--- Begin LISTING ---

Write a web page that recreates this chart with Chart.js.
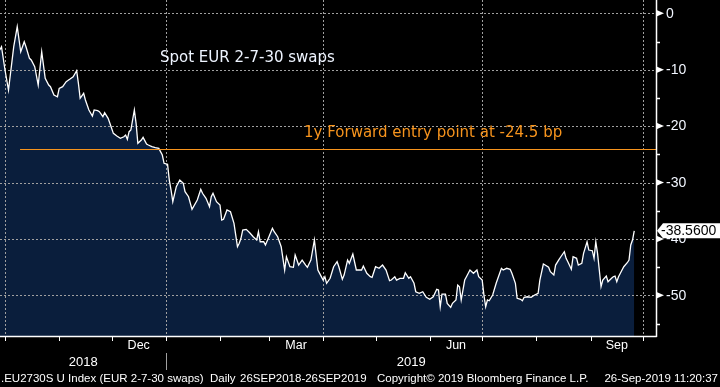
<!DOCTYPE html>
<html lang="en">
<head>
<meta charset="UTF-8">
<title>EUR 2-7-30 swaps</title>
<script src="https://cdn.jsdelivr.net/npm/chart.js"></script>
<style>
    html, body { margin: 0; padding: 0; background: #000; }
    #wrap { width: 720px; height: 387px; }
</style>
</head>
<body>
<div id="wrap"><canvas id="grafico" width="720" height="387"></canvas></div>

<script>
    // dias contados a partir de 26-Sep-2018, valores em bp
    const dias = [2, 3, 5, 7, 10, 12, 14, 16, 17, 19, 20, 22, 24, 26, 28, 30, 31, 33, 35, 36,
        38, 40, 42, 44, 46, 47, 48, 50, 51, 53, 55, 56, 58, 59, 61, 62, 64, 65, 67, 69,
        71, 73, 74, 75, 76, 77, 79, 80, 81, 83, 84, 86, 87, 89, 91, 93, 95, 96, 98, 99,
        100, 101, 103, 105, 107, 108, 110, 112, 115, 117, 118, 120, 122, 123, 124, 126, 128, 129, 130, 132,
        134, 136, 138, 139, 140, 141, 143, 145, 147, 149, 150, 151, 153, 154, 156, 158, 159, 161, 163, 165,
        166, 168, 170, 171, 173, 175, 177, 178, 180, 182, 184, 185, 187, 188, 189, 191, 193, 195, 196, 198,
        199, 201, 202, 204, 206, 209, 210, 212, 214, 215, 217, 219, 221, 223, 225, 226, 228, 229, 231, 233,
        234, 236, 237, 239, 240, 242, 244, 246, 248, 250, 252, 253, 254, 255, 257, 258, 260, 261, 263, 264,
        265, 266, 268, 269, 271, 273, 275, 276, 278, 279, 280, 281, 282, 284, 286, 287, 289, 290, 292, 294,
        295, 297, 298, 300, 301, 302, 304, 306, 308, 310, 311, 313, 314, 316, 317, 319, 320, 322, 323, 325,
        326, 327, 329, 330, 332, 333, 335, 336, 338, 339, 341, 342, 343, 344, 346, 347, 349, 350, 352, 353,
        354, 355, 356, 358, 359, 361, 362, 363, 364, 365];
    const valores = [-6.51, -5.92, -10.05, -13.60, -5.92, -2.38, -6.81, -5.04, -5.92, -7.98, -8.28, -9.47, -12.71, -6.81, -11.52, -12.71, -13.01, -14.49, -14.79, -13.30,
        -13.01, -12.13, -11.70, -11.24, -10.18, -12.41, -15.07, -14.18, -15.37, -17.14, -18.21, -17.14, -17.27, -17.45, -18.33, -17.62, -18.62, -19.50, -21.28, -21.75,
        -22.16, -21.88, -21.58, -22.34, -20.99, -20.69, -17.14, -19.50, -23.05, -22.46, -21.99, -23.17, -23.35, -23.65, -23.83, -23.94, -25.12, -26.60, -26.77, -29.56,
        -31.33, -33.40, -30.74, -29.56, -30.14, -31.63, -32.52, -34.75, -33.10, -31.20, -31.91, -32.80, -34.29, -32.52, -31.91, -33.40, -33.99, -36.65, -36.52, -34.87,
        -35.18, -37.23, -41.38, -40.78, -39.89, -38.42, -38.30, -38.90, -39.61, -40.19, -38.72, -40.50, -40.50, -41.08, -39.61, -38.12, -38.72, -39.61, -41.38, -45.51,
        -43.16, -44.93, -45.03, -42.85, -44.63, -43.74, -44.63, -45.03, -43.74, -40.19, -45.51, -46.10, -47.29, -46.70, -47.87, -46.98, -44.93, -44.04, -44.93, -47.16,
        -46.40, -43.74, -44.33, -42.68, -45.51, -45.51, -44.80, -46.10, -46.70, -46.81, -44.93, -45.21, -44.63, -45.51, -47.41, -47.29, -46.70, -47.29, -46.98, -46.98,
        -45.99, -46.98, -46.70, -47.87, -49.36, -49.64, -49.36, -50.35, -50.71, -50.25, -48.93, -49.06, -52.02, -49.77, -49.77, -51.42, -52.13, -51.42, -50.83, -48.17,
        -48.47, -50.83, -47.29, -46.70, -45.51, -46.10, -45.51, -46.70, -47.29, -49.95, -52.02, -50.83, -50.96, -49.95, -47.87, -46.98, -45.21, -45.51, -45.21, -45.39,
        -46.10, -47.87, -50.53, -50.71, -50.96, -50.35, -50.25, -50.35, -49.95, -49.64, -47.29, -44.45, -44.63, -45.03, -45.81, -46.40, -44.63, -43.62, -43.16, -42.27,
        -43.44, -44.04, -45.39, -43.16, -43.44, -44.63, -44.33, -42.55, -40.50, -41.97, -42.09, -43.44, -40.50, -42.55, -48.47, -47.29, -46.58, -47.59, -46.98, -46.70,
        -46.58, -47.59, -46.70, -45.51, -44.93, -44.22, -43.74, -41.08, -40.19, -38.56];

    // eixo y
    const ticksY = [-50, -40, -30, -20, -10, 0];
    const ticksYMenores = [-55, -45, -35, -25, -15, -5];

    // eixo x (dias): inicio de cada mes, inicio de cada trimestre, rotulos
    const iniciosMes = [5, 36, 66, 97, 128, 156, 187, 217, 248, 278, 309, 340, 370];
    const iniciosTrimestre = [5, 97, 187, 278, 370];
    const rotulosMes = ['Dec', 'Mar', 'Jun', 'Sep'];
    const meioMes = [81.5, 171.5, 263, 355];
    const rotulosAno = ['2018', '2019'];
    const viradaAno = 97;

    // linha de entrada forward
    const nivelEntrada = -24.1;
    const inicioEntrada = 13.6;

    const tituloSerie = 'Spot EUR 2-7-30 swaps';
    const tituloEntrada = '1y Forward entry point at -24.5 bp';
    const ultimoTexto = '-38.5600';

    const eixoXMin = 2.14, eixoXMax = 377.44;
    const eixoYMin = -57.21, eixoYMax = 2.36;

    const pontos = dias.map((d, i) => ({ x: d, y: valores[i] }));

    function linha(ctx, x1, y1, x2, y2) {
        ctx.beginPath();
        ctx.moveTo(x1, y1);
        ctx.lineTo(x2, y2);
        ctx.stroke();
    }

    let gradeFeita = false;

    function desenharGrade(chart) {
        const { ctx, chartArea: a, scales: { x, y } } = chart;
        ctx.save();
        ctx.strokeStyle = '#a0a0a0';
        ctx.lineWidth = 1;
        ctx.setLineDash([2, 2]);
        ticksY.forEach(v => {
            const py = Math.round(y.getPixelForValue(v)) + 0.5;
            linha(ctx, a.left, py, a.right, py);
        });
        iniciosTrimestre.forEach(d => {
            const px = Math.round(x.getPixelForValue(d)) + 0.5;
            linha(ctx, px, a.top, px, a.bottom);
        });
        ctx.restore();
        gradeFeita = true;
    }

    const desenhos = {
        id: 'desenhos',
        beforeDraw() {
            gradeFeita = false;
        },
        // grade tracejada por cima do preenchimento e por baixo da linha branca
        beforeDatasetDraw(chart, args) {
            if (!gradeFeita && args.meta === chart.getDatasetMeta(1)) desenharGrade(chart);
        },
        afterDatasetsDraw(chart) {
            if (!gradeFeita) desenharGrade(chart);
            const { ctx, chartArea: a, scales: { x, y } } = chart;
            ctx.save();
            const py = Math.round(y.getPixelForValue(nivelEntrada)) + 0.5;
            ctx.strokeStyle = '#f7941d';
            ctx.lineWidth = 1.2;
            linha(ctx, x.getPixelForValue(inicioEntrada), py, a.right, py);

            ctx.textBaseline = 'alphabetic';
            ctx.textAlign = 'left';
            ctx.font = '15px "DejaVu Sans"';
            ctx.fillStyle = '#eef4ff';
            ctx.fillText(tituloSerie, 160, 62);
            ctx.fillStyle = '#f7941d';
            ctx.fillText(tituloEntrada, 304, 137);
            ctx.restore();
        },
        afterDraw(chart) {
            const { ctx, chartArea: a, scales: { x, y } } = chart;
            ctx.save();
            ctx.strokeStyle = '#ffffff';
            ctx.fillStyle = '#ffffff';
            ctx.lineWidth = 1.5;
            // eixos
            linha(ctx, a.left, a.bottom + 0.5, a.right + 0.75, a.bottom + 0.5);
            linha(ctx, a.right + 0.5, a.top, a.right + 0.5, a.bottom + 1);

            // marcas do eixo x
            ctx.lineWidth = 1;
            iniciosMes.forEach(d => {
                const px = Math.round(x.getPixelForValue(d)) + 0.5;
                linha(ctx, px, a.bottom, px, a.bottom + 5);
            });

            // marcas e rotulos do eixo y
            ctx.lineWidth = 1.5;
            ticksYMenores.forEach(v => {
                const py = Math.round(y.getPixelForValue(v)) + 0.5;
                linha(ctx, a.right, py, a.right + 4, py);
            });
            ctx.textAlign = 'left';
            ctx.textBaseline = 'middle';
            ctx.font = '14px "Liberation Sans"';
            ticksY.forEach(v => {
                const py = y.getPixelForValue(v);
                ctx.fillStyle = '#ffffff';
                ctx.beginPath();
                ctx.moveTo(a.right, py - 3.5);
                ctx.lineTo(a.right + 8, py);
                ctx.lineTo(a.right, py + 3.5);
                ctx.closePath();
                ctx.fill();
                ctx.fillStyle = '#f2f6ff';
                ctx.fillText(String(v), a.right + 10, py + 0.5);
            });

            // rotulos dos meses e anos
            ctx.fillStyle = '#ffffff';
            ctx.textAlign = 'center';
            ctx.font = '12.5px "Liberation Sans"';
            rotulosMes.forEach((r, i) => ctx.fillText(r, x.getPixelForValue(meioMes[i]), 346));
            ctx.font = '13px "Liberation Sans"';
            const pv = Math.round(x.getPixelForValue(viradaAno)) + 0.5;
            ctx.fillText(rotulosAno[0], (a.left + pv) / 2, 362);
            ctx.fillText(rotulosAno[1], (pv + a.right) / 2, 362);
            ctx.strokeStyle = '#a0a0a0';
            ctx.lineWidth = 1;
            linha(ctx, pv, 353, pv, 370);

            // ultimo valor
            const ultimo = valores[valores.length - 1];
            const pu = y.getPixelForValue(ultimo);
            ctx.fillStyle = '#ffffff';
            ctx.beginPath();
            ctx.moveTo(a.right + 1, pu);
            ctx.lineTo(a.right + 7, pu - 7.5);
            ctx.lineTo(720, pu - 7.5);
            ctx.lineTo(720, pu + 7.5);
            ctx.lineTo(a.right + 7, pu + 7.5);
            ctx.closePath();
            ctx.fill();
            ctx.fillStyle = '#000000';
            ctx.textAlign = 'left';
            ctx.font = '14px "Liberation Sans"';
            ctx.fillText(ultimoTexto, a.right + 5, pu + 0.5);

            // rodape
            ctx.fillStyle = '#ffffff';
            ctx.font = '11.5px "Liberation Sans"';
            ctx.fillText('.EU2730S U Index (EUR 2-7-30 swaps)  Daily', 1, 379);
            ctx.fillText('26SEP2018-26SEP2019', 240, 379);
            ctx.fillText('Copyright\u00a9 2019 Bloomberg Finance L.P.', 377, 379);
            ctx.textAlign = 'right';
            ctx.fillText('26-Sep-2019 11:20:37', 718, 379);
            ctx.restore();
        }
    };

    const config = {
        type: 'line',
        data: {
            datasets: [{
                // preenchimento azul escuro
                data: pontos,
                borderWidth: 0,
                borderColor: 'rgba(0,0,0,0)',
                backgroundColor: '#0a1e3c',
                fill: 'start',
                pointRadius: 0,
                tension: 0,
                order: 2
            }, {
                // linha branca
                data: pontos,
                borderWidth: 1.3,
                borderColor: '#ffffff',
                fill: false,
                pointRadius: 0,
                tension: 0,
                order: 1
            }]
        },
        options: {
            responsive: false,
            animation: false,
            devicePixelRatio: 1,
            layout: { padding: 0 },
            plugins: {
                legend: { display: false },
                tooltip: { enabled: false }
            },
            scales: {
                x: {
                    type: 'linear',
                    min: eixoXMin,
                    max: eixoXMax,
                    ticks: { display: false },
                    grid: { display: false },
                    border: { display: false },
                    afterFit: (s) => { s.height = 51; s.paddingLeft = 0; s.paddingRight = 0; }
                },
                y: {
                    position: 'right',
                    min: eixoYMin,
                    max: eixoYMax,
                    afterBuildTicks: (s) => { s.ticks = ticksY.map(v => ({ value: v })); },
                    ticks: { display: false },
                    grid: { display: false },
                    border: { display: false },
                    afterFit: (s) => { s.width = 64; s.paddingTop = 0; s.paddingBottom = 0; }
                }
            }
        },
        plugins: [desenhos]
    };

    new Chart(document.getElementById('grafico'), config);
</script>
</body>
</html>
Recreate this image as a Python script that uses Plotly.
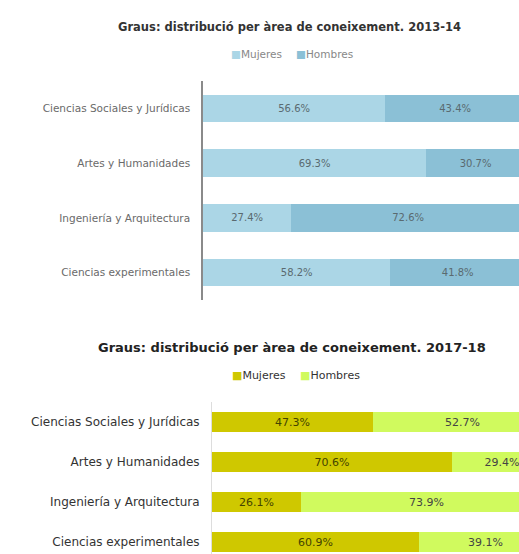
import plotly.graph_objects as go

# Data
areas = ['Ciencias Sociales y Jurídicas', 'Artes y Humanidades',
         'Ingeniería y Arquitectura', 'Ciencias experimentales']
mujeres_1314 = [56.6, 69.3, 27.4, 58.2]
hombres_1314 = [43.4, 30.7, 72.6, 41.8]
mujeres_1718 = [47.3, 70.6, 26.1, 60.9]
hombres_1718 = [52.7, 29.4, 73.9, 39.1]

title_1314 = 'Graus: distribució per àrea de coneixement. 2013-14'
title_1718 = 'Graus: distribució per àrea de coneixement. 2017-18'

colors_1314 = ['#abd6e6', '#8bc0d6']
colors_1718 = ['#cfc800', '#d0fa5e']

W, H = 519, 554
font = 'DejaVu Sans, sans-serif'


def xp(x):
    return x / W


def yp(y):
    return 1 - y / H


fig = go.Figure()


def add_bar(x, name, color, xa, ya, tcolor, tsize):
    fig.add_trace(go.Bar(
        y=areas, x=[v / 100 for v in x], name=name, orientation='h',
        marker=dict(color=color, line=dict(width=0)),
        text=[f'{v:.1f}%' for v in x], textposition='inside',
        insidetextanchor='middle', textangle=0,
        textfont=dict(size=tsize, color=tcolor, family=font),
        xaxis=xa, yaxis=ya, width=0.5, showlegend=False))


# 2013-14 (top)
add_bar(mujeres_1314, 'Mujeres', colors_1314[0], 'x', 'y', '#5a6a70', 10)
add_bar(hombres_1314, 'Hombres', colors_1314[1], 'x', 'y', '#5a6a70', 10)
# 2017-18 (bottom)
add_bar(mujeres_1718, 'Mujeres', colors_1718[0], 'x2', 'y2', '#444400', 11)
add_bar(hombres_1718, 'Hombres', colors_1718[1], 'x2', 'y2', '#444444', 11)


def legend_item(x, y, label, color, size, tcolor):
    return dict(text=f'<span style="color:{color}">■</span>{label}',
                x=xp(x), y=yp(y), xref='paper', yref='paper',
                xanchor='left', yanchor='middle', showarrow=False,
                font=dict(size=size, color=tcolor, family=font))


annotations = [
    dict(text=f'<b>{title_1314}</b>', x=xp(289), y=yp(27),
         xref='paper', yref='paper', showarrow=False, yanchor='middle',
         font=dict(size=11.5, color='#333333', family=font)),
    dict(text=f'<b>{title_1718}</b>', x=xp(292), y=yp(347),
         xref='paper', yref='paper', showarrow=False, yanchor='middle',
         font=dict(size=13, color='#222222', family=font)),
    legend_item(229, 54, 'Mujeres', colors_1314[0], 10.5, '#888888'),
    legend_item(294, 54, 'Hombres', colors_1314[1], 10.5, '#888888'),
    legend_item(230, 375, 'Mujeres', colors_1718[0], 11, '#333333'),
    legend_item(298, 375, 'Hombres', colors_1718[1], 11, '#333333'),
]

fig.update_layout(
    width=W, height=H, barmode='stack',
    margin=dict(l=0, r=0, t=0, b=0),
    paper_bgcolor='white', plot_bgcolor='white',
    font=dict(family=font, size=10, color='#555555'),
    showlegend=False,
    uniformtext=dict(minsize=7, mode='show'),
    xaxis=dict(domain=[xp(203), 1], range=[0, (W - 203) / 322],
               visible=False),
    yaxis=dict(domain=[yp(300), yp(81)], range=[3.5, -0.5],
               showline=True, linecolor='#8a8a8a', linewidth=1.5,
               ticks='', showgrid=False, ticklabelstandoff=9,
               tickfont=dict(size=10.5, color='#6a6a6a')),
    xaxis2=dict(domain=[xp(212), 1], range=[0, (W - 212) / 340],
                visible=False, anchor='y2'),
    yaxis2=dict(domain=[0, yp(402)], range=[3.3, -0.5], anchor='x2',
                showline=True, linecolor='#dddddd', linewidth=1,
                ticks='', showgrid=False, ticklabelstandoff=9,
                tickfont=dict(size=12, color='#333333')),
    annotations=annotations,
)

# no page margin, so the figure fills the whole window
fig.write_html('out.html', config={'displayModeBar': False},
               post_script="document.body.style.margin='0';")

--- End LISTING ---

=== WRITTEN EXERCISE ===
Look above for the line with "Recreate this image"; quote it and every line after it, stopping after the line with "font=dict(size=size, color=tcolor, family=font))", exactly, with nothing added and without pictures.

=== COMPLETE OUTPUT ===
Recreate this image as a Python script that uses Plotly.
import plotly.graph_objects as go

# Data
areas = ['Ciencias Sociales y Jurídicas', 'Artes y Humanidades',
         'Ingeniería y Arquitectura', 'Ciencias experimentales']
mujeres_1314 = [56.6, 69.3, 27.4, 58.2]
hombres_1314 = [43.4, 30.7, 72.6, 41.8]
mujeres_1718 = [47.3, 70.6, 26.1, 60.9]
hombres_1718 = [52.7, 29.4, 73.9, 39.1]

title_1314 = 'Graus: distribució per àrea de coneixement. 2013-14'
title_1718 = 'Graus: distribució per àrea de coneixement. 2017-18'

colors_1314 = ['#abd6e6', '#8bc0d6']
colors_1718 = ['#cfc800', '#d0fa5e']

W, H = 519, 554
font = 'DejaVu Sans, sans-serif'


def xp(x):
    return x / W


def yp(y):
    return 1 - y / H


fig = go.Figure()


def add_bar(x, name, color, xa, ya, tcolor, tsize):
    fig.add_trace(go.Bar(
        y=areas, x=[v / 100 for v in x], name=name, orientation='h',
        marker=dict(color=color, line=dict(width=0)),
        text=[f'{v:.1f}%' for v in x], textposition='inside',
        insidetextanchor='middle', textangle=0,
        textfont=dict(size=tsize, color=tcolor, family=font),
        xaxis=xa, yaxis=ya, width=0.5, showlegend=False))


# 2013-14 (top)
add_bar(mujeres_1314, 'Mujeres', colors_1314[0], 'x', 'y', '#5a6a70', 10)
add_bar(hombres_1314, 'Hombres', colors_1314[1], 'x', 'y', '#5a6a70', 10)
# 2017-18 (bottom)
add_bar(mujeres_1718, 'Mujeres', colors_1718[0], 'x2', 'y2', '#444400', 11)
add_bar(hombres_1718, 'Hombres', colors_1718[1], 'x2', 'y2', '#444444', 11)


def legend_item(x, y, label, color, size, tcolor):
    return dict(text=f'<span style="color:{color}">■</span>{label}',
                x=xp(x), y=yp(y), xref='paper', yref='paper',
                xanchor='left', yanchor='middle', showarrow=False,
                font=dict(size=size, color=tcolor, family=font))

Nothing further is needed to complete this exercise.